**The records**
======
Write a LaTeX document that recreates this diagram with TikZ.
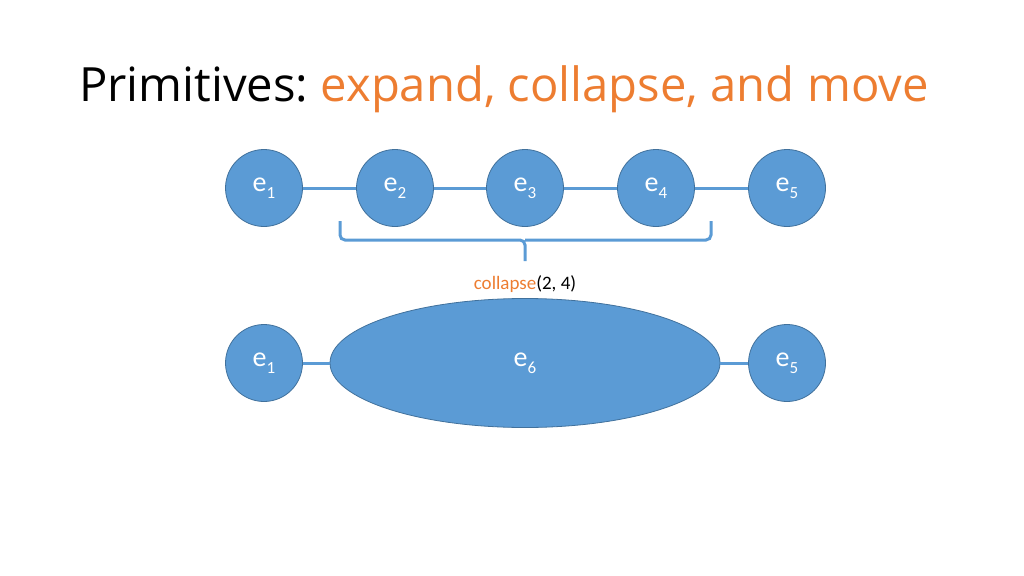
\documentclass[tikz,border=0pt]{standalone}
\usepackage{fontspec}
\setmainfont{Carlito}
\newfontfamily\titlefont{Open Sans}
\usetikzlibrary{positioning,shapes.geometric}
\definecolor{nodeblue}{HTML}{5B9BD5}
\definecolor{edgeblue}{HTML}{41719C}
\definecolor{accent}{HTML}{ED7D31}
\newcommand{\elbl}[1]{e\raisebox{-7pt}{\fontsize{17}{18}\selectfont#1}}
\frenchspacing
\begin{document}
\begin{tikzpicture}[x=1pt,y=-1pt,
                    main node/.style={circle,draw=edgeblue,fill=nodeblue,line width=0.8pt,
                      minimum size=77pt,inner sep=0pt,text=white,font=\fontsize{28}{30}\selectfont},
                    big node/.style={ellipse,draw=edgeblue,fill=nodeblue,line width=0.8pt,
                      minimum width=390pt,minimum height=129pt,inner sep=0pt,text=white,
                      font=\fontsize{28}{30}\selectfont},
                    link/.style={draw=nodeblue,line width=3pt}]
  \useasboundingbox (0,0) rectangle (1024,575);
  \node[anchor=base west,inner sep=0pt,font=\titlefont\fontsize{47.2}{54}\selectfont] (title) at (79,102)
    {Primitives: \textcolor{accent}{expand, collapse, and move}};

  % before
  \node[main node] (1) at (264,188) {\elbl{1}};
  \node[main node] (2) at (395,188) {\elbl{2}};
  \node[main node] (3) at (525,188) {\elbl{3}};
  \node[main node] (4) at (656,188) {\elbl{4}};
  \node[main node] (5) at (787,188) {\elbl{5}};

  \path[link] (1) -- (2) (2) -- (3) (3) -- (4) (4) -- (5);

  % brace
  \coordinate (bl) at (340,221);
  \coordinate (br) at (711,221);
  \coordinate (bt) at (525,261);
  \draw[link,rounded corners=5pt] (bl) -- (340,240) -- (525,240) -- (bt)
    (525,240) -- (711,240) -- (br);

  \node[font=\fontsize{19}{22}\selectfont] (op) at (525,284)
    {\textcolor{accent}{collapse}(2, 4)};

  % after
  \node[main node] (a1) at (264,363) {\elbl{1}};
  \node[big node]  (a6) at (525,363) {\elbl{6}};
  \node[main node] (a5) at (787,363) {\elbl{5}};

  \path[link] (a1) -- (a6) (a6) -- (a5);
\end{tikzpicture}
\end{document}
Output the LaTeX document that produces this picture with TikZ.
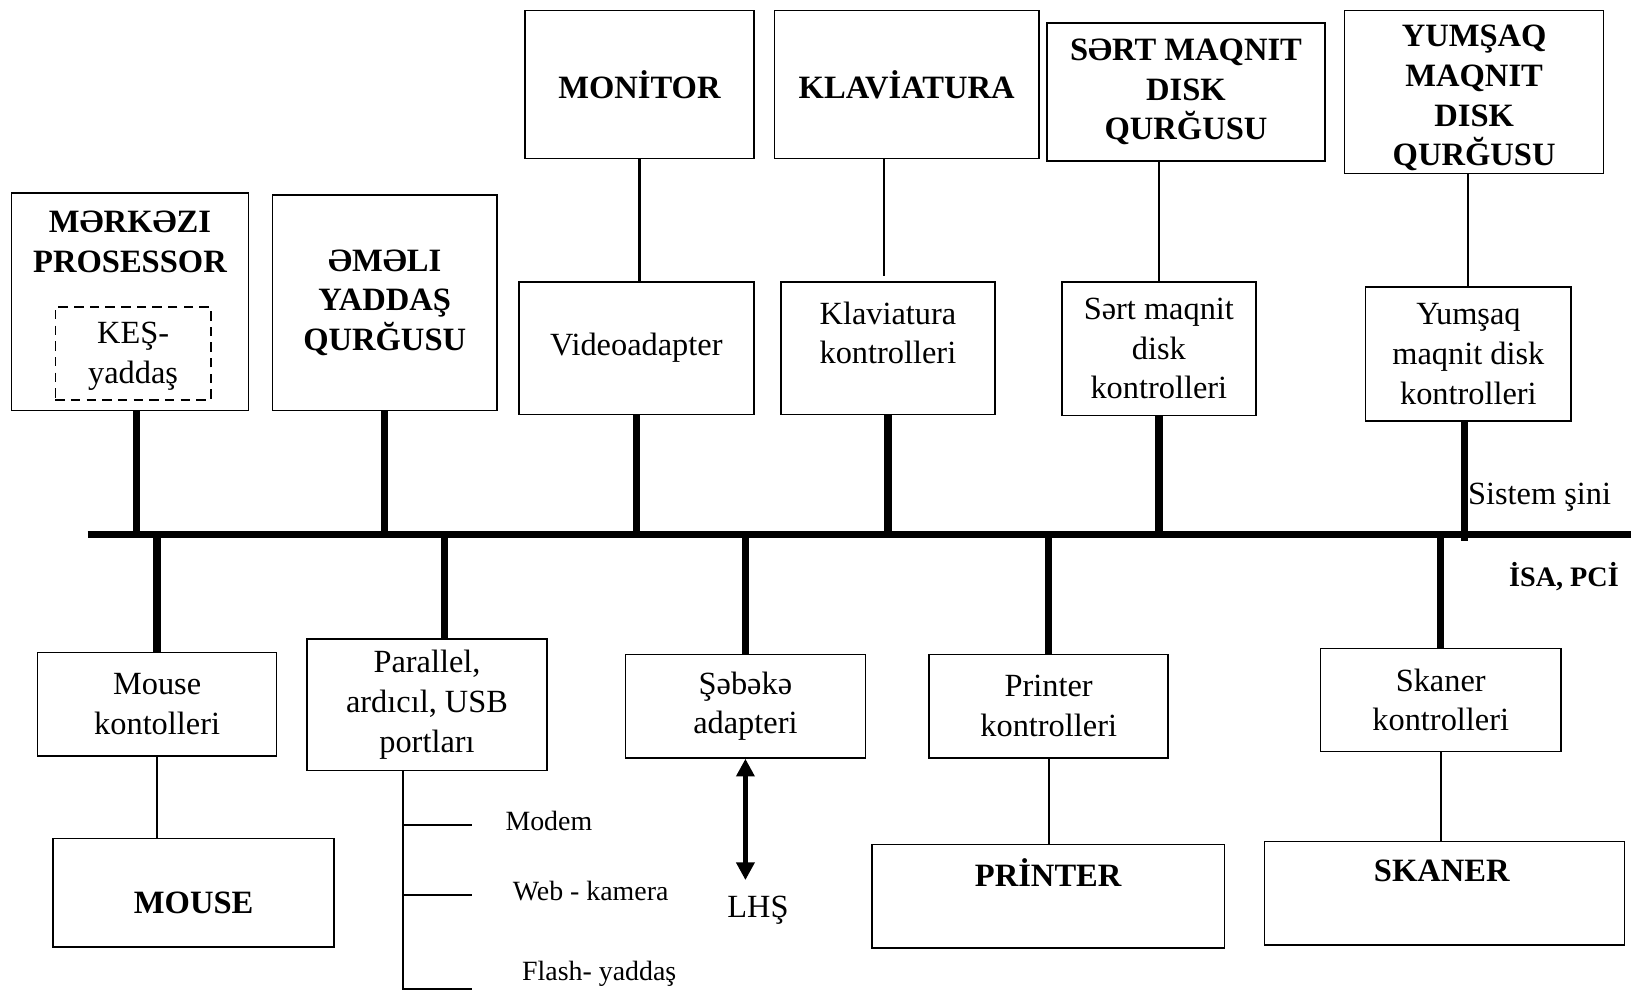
======
**Task prompt**
Looking at the data above, show all lines where the word "LaTeX" occurs.

**Final result**
Write a LaTeX document that recreates this diagram with TikZ.
Output the LaTeX document that produces this picture with TikZ.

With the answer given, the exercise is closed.